When you put all of that together, it’s a great deal of progress—and it’s worth maintaining those gains, as well as using what we’ve learned to continue building sobriety, health, and resilience. The last three Steps are focused on just that.

Step ten asks us to continue the process of “taking inventory.” There’s no requirement about how often, but it’s like the old joke about the tourist who asked a Manhattan native how to get to Carnegie Hall— and got the one-word response: “Practice!” A daily or weekly review of how well we’re managing to live according to these principles keeps us focused on what’s important.

We’re also asked to make prompt admission when we’re ‘wrong.’ That’s an unfamiliar concept to many of us, including plenty who aren’t even alcoholics or addicts. We take pride in standing up for our beliefs, but we’re often just as vehement in defending ourselves when we know full well we’ve worked our way pretty far out on a limb. It’s only human, but for us, it’s also a way of keeping ourselves connected to a destructive set of defense mechanisms and denial.

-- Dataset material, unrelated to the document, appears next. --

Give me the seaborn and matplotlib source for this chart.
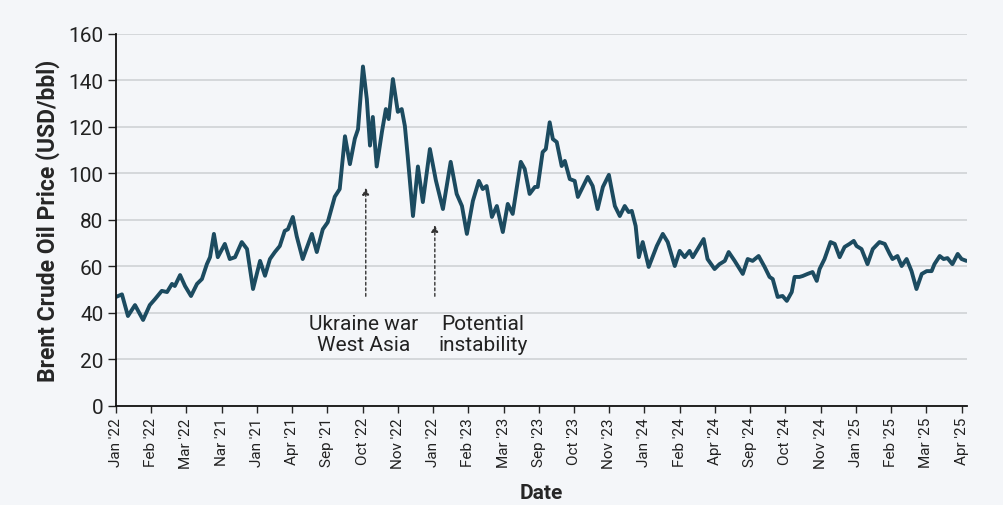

We might misjudge a situation, or a person. It’s easy to rely on false information or assumptions, especially when they feed our biases. So we end up committing ourselves to a position we later regret taking—and for many of us, in the past that would mean trying to tough it through, relying on our overdeveloped defensive skills to divert attention from our mistakes.

But this isn’t the past, and we’re committed to change. This step suggests we keep it simple: Were we right, or wrong? And if wrong, just admit it. No fuss. Everyone’s wrong sometimes. It’s surprisingly powerful—if you’re not fighting your own conscience, you feel better about yourself, and conflicts with others diminish, too.

Working Step Ten:  Start by scheduling a short session daily, to review the past day, or few days (things look different when a little time has passed,) in terms of “right, or wrong?” If you discover you were wrong about something, don’t just let it go without admitting it to the appropriate person. Then (and this can be the hard part!) forget about it.